Are people really going to use public IPv6 addresses on their private networks?
Solution 1:
Is that how IPv6 is intended to work?
In short, yes. One of the primary reasons for increasing the address space so drastically with IPv6 is to get rid of band-aid technologies like NAT and make network routing simpler.
But don't confuse the concept of a public address and a publicly accessible host. There will still be "internal" servers that are not Internet accessible even though they have a public address. They'll be protected with firewalls just like they are with IPv4. But it will also be much easier to decide that today's internal-only server needs to open up a specific service to the internet tomorrow.
Are companies really going to set up all their internal machines with public addresses?
In my opinion, the smart ones will. But as you've probably noticed, it's going to take quite a while.
Solution 2:
We use public IPv6 addresses in our company network for all devices.
We use a stateful firewall on our gateway, that:
- allows all icmpv6
- allows new connections from internal network out
- allows established connections from public to internal
No public traffic (except ICMP and established connections) should get into our network.
So far we had no problems with this setup and it works perfectly.
Solution 3:
If there is no need for outside connectivity, then private networks can be used. That is the reason for defining private address space also in IPv6.
NAT is a hack that was invented to delay IPv4 address space exhaustion. NAT causes issues with applications, and to get the applications to work with NAT, more hacks are needed which conflict with the original design of IP.

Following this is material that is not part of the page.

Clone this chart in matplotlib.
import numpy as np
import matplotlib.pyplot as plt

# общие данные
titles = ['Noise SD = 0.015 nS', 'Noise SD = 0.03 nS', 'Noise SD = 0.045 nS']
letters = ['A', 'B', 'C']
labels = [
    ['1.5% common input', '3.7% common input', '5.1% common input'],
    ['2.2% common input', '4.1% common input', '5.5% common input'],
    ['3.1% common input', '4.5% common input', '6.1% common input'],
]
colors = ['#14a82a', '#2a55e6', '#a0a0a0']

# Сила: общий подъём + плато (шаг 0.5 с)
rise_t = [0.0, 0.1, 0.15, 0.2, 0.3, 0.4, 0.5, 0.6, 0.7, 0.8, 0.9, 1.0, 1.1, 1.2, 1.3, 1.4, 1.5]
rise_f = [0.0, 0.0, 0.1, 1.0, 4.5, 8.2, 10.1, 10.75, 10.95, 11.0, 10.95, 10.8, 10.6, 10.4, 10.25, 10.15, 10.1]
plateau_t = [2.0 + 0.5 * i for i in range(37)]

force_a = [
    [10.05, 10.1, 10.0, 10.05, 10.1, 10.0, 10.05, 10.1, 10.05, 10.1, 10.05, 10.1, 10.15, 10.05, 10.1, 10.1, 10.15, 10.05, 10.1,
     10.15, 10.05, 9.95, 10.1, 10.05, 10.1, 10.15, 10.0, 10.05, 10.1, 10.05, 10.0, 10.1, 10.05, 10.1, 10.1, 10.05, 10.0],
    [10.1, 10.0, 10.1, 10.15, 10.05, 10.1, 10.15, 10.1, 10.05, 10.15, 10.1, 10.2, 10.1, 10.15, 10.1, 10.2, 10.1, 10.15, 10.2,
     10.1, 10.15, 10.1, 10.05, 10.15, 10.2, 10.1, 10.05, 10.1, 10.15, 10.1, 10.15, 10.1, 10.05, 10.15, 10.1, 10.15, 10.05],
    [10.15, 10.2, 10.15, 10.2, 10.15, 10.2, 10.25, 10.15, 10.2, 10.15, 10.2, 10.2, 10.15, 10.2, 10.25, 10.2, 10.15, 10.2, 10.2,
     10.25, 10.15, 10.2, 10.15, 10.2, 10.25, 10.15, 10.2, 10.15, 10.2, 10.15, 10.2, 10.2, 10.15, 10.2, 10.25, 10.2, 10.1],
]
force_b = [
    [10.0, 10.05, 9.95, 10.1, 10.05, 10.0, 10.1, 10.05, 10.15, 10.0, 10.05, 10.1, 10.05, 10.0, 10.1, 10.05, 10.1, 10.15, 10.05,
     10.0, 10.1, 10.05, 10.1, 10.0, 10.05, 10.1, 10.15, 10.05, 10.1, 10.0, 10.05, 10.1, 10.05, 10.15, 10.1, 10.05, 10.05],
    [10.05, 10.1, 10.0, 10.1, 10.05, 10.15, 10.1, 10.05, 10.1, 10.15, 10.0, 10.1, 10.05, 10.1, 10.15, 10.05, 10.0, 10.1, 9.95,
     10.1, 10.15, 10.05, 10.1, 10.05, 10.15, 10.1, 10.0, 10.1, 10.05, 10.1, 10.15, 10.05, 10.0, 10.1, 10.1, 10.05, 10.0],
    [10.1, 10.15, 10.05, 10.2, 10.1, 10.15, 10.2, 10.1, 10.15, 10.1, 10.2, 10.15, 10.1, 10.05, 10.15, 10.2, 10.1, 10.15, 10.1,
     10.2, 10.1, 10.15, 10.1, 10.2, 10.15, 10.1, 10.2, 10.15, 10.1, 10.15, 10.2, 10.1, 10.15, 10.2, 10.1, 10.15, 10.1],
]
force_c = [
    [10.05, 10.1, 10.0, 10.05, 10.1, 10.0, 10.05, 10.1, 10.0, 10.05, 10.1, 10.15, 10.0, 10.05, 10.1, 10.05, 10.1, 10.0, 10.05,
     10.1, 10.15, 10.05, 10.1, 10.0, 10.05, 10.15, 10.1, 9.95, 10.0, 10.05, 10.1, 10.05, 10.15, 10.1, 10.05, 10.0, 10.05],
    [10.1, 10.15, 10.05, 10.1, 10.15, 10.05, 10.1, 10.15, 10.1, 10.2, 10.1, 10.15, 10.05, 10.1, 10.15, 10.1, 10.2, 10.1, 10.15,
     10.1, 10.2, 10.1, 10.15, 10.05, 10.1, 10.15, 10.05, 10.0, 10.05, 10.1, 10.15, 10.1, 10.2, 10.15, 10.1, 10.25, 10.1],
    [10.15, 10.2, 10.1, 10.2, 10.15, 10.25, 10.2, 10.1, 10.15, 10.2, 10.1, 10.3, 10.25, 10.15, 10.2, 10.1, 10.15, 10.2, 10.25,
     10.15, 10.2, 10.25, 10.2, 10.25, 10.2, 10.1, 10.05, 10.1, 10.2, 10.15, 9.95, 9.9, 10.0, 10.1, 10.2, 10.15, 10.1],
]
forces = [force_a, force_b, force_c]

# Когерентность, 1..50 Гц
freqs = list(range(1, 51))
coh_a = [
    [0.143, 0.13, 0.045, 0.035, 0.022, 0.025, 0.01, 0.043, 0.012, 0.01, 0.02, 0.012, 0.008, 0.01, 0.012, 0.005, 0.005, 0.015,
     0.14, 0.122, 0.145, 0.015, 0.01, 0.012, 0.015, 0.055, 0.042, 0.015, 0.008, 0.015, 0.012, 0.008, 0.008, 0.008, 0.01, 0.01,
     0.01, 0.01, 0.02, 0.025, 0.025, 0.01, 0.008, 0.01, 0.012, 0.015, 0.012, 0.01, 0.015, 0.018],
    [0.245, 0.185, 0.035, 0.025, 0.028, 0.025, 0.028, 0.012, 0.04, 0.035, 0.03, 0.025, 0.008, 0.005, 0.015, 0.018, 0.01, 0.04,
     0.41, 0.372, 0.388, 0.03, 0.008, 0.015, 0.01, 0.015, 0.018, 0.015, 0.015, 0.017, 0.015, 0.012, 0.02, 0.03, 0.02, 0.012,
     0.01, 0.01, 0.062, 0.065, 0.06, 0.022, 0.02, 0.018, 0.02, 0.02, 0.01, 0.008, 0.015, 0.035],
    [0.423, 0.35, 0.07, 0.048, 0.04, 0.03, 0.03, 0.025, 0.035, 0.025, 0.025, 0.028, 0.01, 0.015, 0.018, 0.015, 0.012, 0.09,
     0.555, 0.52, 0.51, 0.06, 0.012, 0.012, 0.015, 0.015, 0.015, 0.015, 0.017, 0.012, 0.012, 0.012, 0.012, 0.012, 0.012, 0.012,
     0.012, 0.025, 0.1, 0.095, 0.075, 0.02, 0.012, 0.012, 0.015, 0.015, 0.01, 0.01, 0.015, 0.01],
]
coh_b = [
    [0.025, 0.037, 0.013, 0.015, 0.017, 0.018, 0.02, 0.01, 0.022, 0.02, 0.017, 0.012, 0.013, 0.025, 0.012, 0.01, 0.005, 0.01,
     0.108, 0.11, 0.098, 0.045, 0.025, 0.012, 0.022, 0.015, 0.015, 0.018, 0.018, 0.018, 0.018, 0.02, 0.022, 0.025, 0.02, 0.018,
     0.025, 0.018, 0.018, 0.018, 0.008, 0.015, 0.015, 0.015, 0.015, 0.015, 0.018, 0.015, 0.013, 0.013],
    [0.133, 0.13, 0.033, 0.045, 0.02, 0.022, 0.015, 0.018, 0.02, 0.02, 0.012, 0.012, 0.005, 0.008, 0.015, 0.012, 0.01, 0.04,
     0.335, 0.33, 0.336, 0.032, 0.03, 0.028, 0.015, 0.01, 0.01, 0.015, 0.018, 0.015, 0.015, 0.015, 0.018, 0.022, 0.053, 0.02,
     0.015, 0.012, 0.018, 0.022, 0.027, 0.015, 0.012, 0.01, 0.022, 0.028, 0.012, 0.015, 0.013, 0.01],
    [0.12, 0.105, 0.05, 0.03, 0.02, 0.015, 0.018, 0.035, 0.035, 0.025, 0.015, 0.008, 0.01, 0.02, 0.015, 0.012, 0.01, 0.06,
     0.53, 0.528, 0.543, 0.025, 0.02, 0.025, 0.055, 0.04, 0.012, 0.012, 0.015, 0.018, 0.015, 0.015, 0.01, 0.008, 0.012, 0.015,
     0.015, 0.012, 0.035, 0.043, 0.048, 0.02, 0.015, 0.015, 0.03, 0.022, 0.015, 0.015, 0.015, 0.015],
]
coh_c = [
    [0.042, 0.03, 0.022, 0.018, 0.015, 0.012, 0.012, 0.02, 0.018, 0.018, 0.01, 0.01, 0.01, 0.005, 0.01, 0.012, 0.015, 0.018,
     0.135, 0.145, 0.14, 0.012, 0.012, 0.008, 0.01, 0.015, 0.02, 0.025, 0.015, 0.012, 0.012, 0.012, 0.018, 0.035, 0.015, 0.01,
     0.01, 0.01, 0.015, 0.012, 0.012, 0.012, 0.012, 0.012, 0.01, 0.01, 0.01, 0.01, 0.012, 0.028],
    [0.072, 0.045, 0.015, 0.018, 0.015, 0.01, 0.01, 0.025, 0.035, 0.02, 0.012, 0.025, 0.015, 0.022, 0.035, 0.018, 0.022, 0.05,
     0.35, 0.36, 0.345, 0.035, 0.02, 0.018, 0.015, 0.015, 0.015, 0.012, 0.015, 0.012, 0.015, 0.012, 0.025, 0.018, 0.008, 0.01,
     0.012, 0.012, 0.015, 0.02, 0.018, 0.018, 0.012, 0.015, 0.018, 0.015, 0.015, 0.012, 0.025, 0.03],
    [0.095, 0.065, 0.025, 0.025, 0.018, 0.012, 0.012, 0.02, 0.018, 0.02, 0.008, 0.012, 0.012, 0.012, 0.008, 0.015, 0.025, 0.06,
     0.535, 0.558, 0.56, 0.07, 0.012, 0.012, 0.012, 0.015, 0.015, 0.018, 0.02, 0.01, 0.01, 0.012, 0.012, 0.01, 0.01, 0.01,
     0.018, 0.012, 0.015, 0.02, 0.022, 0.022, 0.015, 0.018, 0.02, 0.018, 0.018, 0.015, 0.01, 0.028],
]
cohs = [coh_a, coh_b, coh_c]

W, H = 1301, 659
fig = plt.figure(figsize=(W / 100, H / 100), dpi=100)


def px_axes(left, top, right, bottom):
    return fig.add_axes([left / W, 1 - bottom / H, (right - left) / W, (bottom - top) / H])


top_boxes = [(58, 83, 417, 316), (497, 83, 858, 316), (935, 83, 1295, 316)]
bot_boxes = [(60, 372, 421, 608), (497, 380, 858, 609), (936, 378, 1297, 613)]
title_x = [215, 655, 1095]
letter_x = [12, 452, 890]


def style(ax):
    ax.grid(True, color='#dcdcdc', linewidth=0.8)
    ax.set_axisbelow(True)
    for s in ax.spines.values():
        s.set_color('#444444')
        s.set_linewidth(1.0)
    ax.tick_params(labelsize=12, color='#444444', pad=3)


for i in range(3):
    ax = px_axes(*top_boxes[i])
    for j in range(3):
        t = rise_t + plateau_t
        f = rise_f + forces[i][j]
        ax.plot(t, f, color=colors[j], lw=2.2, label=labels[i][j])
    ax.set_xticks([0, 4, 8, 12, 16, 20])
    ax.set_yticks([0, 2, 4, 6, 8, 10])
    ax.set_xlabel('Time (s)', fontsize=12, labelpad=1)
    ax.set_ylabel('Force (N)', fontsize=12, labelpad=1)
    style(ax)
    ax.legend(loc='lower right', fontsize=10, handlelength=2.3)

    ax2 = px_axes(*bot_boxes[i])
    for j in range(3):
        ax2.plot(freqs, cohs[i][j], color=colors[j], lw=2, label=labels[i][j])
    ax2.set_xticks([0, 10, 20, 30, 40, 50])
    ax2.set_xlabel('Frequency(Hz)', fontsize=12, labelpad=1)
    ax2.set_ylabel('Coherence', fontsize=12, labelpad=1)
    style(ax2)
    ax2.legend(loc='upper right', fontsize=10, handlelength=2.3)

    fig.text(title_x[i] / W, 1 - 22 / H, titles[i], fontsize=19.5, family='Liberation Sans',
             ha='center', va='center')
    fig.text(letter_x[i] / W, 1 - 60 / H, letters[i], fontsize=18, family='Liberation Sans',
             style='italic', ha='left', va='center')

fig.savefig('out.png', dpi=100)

So, the preferred way is to work like Yarik answered, use proper stateful firewall at the edge of the network.
Solution 4:
As stated, this is the way IP was designed to work, and it does work well. NAT introduces annoying problems at times. Some have described NAT's "hiding" of the internal IP as an advantage, but it can also be a disadvantage.
I worked in a place with a /16 and we used publicly routable IPv4 addresses on every device (including printers and mobile phones and electronic timeclocks). It worked just fine, and in addition it made tracking down misbehaving users and devices all that much easier. It also limited the impact of those users, so that if someone managed to start spreading malware or gets caught torrenting, it's less likely to affect (say) your mail servers' ability to communicate unhindered because of it being on a blacklist.
Solution 5:
The IPv6 proponets saw NAT as a temporary hack to alleviate IPv4 address exhaustion and hence NAT would not be needed with IPv6.
However NAT has a few advantages other than stopping address exhaustion.
- NAT decouples your internal addressing from your internet connectivity.
- At least on linux, NAT tends to fail-closed. If the iptables rules fail to load then devices with private IPs will have no connectivity to the internet, this will quickly be noticed and fixed. Packet inspection firewalls on the other hand can easilly fail open if IP forwarding is turned on but the iptables rules are not loaded.
- NAT hides which internal machine made a request. Privacy extensions help to some extent with this but they don't hide the subnet and they are a client-side feature so the client OS, not the network admin, chooses whether or not they are used.
As such I would expect at least some companies to chosee to deploy v6 with NAT in the same way they do for IPv4. Others may side with the IPv6 proponents and go for firewalls but no address translation.
I would strongly encourage you (and anyone else considering implementing NAT with IPv6) to reconsider, after reading RFC 4864 for advice on what to do instead of NAT
I have read it but I don't think it provides a complete reprelacement for NAT.
- NAT decouples your internal addressing from your internet connectivity.
The IPv6 propnents "soloution" to this is threefold, run multiple addresses in paralell, automate assignment of dynamic addresses from provider(s) to internal netwrks and use ULAs to provide long-term local addreses.
Running addresses of different lifetime in parallel runs the risk that non-permanent addresses will end up inadvertantly in long-term configuration. Running multiple internet addresses in paralell has the problem that client operating systems are not equipped to know which internet gateway their packets will leave from.
Prefix delegation has been solidly implemented for single-level scenarios where a single CPE router requests a prefix from the ISP and assigns it to one or more local interfaces but there doesn't currently seem to be a good implementation for multi-level delgation within a customer site.
- At least on linux, NAT tends to fail-closed. If the iptables rules fail to load then devices with private IPs will have no connectivity to the internet, this will quickly be noticed and fixed. Packet inspection firewalls on the other hand can easilly fail open if IP forwarding is turned on but the iptables rules are not loaded.
The IPv6 proponents doe not seem to provide any answer to this. They seem to simply assume that accidents will not happen.
- NAT hides which internal machine made a request.
Privacy extensions help to some extent with this but they don't hide the subnet and they are a client-side feature so the client OS, not the network admin, chooses whether or not they are used.
There is a proposal for assinging /128s to individual machines and then creating IGP entries to route them but i'm not aware of anyone actually implementing this in practice.